## GOAL OF THE EXERCISE
Below, locate the line that contains "Give me the Plotly source for this chart.". Repeat exactly from that line to the line that contains "import plotly.graph_objects as go", inclusive, leaving out the pictures.

## ENTRIES SUPPLIED
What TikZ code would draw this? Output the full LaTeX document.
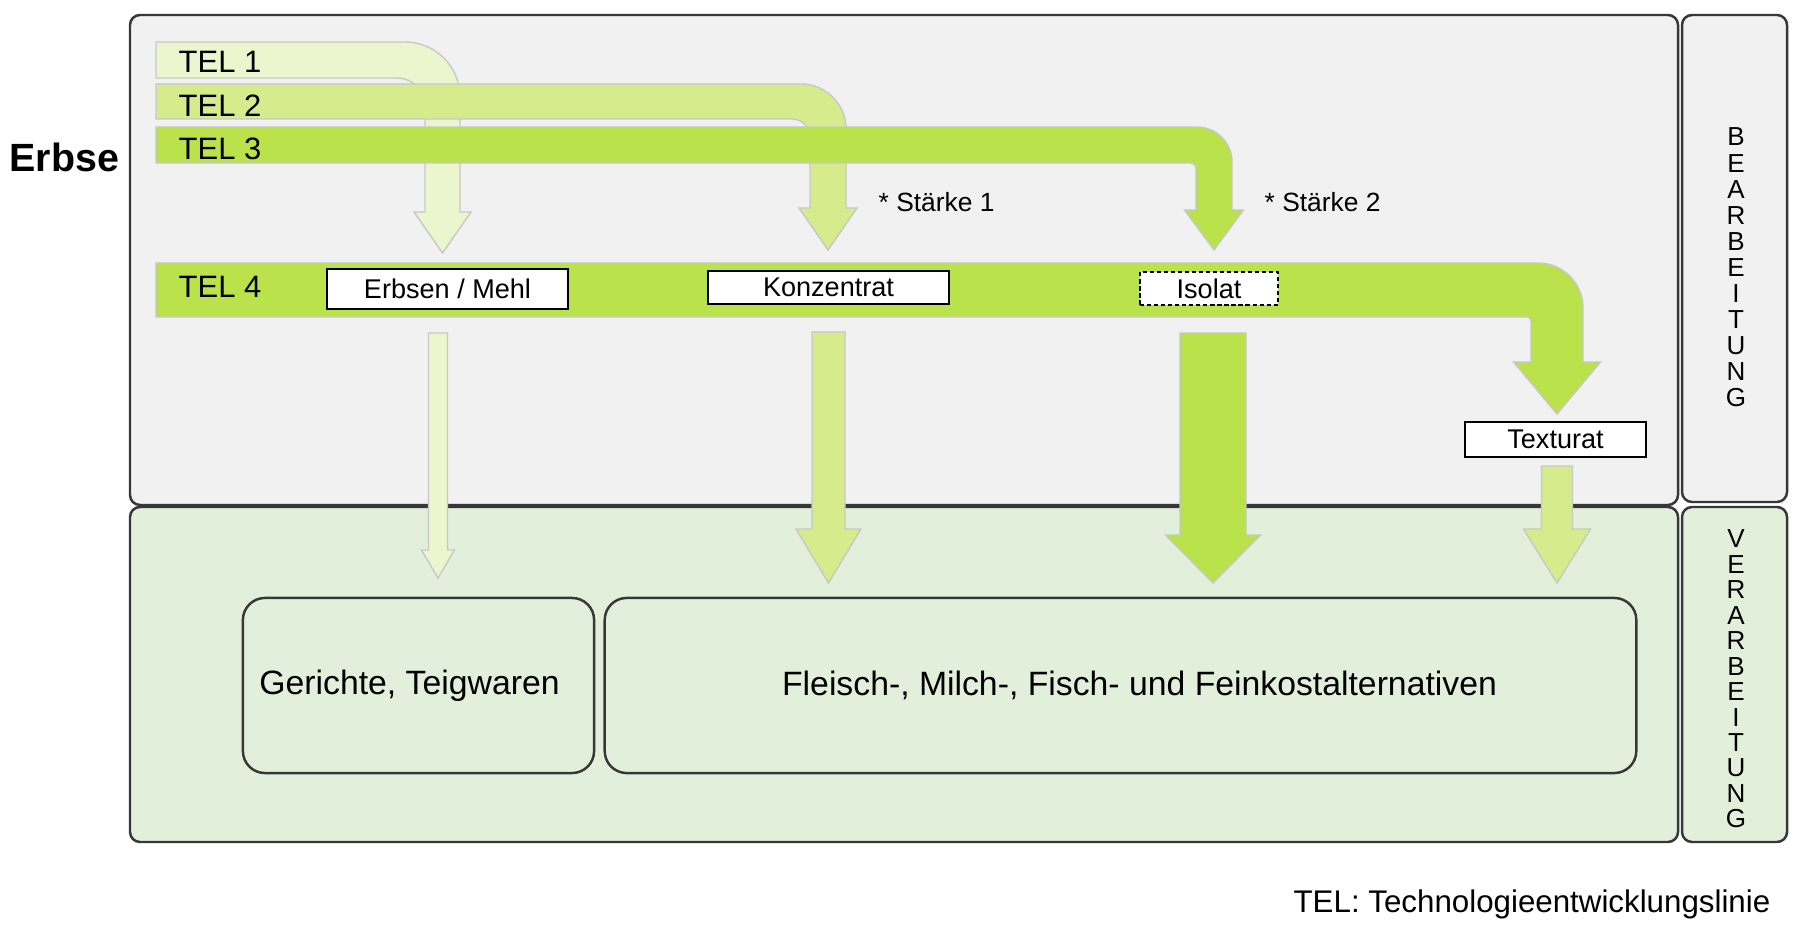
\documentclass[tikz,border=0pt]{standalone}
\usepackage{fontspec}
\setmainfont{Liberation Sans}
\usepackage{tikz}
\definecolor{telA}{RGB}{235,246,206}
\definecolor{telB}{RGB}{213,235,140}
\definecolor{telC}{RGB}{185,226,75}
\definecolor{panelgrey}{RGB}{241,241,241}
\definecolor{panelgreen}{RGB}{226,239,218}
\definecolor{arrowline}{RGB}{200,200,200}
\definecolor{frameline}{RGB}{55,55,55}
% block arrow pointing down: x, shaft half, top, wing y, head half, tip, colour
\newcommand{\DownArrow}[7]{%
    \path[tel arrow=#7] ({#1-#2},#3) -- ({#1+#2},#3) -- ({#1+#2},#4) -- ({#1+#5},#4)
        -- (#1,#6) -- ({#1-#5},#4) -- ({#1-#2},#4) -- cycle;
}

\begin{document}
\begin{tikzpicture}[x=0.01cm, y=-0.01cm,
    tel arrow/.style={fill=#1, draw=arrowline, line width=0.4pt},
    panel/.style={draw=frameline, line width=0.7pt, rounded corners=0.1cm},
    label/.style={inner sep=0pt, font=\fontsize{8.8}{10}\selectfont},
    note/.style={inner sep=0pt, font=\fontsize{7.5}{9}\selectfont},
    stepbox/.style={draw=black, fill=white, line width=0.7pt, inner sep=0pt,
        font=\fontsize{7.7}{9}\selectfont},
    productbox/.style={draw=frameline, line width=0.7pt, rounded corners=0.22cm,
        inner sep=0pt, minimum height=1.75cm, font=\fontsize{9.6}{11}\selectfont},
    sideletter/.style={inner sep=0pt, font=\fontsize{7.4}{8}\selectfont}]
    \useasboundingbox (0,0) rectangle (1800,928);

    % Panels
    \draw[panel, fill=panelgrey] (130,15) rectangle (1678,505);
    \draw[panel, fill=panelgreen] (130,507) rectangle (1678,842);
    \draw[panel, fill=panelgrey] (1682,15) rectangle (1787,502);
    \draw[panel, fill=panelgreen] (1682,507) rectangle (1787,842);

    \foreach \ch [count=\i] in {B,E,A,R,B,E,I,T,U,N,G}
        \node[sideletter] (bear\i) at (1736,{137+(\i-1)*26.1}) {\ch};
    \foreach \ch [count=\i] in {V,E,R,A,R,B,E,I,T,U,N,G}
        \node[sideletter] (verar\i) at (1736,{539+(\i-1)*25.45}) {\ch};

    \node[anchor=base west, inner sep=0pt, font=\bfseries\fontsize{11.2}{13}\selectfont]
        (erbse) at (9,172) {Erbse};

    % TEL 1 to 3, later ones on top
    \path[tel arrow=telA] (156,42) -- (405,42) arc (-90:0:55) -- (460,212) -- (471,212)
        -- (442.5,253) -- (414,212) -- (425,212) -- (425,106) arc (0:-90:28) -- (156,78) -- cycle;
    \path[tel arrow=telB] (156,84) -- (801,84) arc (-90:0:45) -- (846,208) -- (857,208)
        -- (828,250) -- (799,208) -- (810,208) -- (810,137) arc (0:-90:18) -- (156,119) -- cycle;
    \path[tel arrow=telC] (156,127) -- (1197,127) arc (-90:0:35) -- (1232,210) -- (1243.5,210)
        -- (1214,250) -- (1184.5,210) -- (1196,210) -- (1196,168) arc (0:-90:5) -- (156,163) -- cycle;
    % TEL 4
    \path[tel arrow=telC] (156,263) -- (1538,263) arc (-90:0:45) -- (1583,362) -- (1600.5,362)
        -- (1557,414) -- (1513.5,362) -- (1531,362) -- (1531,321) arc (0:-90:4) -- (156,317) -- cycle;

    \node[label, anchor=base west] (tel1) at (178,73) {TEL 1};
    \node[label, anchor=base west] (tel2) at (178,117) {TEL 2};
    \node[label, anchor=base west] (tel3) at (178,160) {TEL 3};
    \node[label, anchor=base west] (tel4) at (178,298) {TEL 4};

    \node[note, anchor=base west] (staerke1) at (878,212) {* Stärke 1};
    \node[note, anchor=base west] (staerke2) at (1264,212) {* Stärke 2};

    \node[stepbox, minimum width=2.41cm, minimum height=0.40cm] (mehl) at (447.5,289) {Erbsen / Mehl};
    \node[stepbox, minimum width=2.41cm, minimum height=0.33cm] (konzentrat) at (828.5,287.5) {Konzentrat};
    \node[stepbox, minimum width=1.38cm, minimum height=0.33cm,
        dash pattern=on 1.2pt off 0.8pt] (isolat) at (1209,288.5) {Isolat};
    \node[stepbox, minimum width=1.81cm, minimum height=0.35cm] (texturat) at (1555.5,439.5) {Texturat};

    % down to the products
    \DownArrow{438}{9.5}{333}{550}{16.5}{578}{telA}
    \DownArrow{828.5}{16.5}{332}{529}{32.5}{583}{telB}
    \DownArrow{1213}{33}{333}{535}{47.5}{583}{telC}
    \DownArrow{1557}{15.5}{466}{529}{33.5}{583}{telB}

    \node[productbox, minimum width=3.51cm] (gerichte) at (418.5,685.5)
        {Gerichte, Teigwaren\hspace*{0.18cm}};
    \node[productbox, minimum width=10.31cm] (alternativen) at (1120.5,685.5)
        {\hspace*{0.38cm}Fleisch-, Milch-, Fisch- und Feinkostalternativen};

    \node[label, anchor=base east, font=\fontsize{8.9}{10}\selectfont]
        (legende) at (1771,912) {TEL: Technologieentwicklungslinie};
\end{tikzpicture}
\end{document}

--

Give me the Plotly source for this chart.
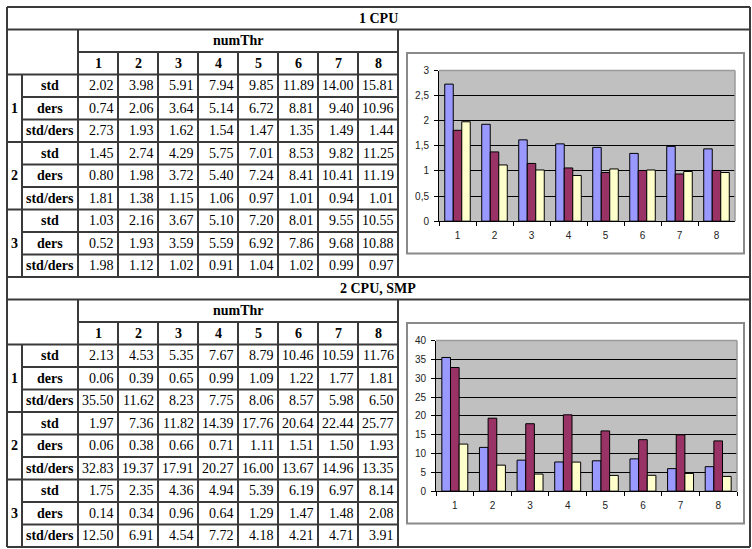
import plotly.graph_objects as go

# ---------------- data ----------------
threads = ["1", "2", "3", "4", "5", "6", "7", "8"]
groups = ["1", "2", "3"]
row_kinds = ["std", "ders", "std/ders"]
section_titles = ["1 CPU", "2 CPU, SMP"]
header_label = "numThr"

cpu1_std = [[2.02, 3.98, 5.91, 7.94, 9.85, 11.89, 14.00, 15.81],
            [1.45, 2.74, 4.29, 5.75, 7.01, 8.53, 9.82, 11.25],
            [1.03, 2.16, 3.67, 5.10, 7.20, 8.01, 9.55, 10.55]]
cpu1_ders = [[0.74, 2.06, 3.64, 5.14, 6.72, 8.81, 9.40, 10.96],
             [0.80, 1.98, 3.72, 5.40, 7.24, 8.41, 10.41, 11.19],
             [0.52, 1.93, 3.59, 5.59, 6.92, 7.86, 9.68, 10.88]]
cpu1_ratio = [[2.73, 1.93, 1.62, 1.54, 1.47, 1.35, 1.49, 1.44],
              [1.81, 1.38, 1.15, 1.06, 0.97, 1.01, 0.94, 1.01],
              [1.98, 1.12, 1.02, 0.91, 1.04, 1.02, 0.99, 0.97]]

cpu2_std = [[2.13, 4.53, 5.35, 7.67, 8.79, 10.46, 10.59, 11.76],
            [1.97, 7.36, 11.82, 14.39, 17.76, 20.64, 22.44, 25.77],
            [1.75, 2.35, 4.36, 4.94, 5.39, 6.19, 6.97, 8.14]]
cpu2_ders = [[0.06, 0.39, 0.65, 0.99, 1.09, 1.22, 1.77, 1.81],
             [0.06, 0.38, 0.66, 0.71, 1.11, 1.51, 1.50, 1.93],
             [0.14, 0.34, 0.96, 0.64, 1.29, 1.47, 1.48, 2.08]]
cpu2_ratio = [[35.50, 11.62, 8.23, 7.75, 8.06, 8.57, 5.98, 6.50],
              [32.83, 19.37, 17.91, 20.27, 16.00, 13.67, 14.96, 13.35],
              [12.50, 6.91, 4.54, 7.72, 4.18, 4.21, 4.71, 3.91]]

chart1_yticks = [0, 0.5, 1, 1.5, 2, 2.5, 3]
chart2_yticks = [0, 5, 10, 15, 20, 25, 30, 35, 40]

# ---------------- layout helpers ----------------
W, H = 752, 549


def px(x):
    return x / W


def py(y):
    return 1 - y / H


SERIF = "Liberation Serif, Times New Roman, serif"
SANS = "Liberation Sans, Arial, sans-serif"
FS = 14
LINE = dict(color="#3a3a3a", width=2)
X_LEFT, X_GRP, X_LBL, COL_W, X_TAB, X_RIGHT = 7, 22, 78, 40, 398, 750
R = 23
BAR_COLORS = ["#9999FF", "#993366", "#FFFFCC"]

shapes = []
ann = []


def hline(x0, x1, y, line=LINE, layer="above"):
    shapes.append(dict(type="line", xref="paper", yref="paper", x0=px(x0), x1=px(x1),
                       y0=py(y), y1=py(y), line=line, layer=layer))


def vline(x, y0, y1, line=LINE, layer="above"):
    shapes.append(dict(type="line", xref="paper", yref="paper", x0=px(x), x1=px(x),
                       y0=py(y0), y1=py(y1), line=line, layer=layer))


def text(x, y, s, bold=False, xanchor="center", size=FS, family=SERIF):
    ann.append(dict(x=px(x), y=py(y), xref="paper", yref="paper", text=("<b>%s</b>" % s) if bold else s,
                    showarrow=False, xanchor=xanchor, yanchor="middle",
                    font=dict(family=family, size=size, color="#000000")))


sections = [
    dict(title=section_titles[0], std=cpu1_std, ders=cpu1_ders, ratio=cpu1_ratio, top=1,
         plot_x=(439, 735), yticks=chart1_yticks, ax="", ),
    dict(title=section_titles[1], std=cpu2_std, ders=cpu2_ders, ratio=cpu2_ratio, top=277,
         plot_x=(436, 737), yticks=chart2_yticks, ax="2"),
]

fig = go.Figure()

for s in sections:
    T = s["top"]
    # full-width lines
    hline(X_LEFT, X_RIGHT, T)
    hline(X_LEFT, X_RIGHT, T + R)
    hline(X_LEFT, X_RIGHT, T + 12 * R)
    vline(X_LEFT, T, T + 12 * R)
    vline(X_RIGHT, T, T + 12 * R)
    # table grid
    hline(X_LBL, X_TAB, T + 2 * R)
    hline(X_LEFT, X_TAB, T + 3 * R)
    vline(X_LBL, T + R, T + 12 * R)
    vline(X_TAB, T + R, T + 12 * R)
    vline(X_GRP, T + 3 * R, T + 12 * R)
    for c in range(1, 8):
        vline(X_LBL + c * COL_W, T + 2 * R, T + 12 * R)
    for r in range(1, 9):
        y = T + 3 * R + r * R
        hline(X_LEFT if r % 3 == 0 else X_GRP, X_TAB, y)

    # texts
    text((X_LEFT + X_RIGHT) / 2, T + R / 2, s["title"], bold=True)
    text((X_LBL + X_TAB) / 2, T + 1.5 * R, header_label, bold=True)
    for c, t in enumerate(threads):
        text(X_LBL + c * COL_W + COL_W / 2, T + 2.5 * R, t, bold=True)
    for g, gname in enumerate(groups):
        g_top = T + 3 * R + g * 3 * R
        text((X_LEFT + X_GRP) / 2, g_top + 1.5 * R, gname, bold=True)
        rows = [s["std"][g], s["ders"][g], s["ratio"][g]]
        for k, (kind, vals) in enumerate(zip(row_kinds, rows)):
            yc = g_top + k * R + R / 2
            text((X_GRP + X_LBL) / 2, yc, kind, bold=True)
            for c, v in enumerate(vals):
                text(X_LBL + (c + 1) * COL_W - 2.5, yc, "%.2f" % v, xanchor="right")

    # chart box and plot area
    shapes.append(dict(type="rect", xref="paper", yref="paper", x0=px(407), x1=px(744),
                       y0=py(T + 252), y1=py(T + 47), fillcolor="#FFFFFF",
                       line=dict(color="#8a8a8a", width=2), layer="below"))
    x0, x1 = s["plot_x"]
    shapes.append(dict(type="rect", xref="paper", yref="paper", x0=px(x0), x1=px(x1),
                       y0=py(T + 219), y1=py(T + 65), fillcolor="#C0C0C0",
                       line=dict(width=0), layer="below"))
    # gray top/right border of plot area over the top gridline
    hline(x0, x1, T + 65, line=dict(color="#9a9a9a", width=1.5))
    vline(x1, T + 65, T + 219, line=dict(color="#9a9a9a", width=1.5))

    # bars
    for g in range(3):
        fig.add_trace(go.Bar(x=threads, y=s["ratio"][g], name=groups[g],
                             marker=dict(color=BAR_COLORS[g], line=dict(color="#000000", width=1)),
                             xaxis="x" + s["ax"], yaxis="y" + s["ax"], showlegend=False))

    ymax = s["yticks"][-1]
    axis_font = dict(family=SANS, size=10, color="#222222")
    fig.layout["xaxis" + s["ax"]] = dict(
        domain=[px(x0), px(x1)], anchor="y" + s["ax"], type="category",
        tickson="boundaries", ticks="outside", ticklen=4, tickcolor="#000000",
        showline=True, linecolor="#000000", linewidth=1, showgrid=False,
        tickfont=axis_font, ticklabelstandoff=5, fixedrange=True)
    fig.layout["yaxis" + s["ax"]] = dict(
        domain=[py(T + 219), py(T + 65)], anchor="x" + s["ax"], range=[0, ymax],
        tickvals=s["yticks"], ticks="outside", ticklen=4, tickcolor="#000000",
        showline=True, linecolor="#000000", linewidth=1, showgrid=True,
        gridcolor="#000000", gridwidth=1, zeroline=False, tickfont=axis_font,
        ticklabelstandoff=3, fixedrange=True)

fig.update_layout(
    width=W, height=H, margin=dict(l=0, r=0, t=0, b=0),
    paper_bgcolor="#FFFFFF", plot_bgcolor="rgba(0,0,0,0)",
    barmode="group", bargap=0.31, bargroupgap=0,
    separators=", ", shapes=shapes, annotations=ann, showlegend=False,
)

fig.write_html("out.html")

## THE SOLUTION
Give me the Plotly source for this chart.
import plotly.graph_objects as go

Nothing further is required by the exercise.